Need for a new theme

This has left the Greens searching for issues to differentiate themselves. In this campaign, they have run largely “on the idea of redistributing wealth,” Hockenos says.

But the party is divided on economic policy among “all kinds of visions,” Hockenos adds. The clearest divide remains between traditional leftist state-interventionist views and more free-market-oriented visions. More traditional leftists won out in designing the current campaign platform, but the struggle continues as the self-identified left-of-center party draws much of its voting base from wealthy, educated urbanites in the western part of the country.

This campaign has seen the party push for an €8.50 ($11.35) per hour national minimum wage, and tax policies that target high-income earners. They had been betting on so-called post-materialist values, whereby voters see everyday pocket book issues as secondary.

“It doesn’t quite seem to be that way, at least not to the degree we thought,” Römmele says.

Even amid intra-party disagreement on an issue as central as economic orientation, the Greens look set to match the 10.7 percent of the vote they captured in 2009, vaulting them over the increasingly unpopular FDP. One Green Bundestag official, who requested anonymity in order to discuss internal party thinking, told the Monitor anything surpassing that number would be marked a success – and anything below, a disappointment.

The new multiparty system

The Greens are not the only party to benefit from the demise of the volkspartei system. Smaller parties could garner some 40 percent of the country’s total votes, 10 percent more than a decade ago and spread among many more factions.

While the Greens court western urbanites, Die Linke – or The Left, a successor to the old East German communists – draws its base from the still much poorer and economically stagnant eastern parts of the country. Other contenders to enter the Bundestag include the anti-establishment Pirate Party, the anti-EU Alternative for Germany (AfD), and the FDP. 
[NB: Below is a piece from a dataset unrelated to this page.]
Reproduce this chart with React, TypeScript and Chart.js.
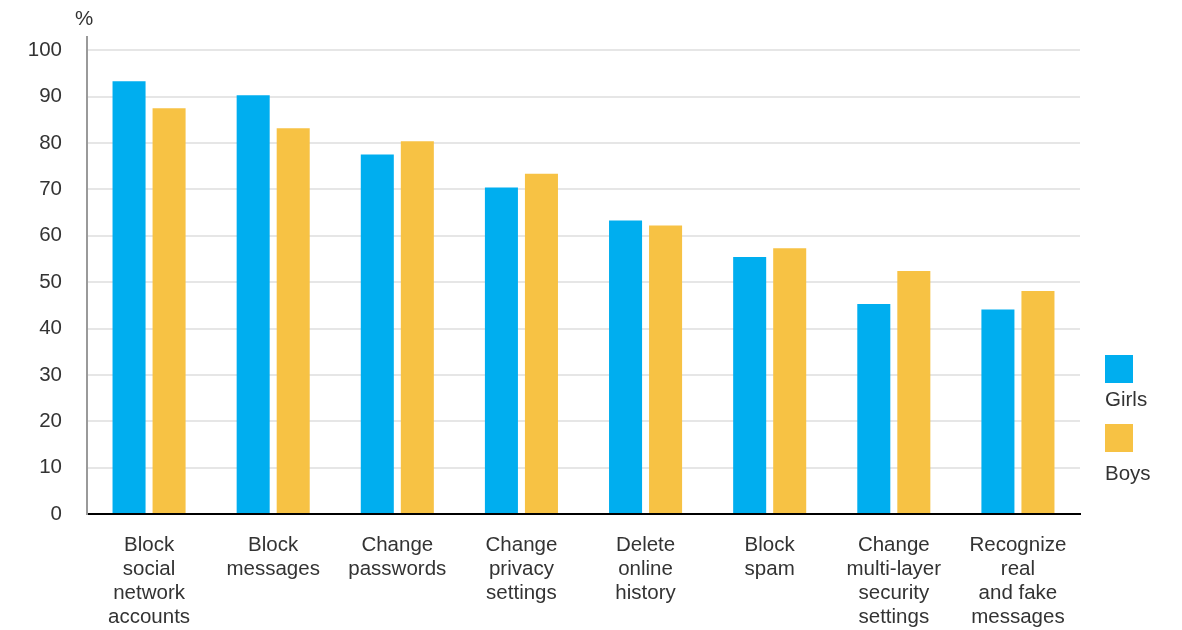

While the Pirates and AfD look likely to fall short of the 5 percent threshold to make it into the Bundestag – a requirement meant to keep out truly fringe parties – the Greens and Die Linke are both polling at around 10 percent and have established themselves as permanent political fixtures.

A poll released Sept. 18 by the Allensbach agency had Mrs. Merkel's CDU-CSU drawing 39 percent support, the SPD 26 percent, the Greens 11 percent, Die Linke 9 percent and FDP squeaking into parliament with 6 percent. For most of the election campaign the Greens have polled between 10 and 12 percent as the third most popular party. 

The 5-percent threshold for a party to sit in the Bundestag effectively shrinks the amount of public support needed to form a government – the ruling party or coalition only needs a majority of the seats, not the overall public vote. With as many as 10 percent of voters likely to support parties that fail to reach parliament, there is an outside chance that Merkel could form a government on her own if the CDU-CSU can take just 44 percent of the vote.

A role in government?

But most observers expect a coalition will be necessary. In that event, she will have her pick of coalition partners including the Greens, the FDP, and even a grand coalition with the SPD.

The Green party official insisted the party would not consider joining a coalition government with Merkel.

“Even though they are becoming more conservative, they would lose a lot of their identity if they did this,” said Christian Miess, a political analyst based in Nuremberg and co-founder of Citizens for Europe, an nongovernmental organization promoting cross-border European politics.

But Hockenos says a CDU-Green government remains as yet a possibility. Green pledges to the contrary are “all part of campaigning,” he says – the SPD has made similar denials as well.

Still, when the dust clears after the Sept. 22 election, two things appear all but assured. First, Merkel looks set to stay as chancellor. Second, “the days of the volkspartei are gone,” Hockenos says.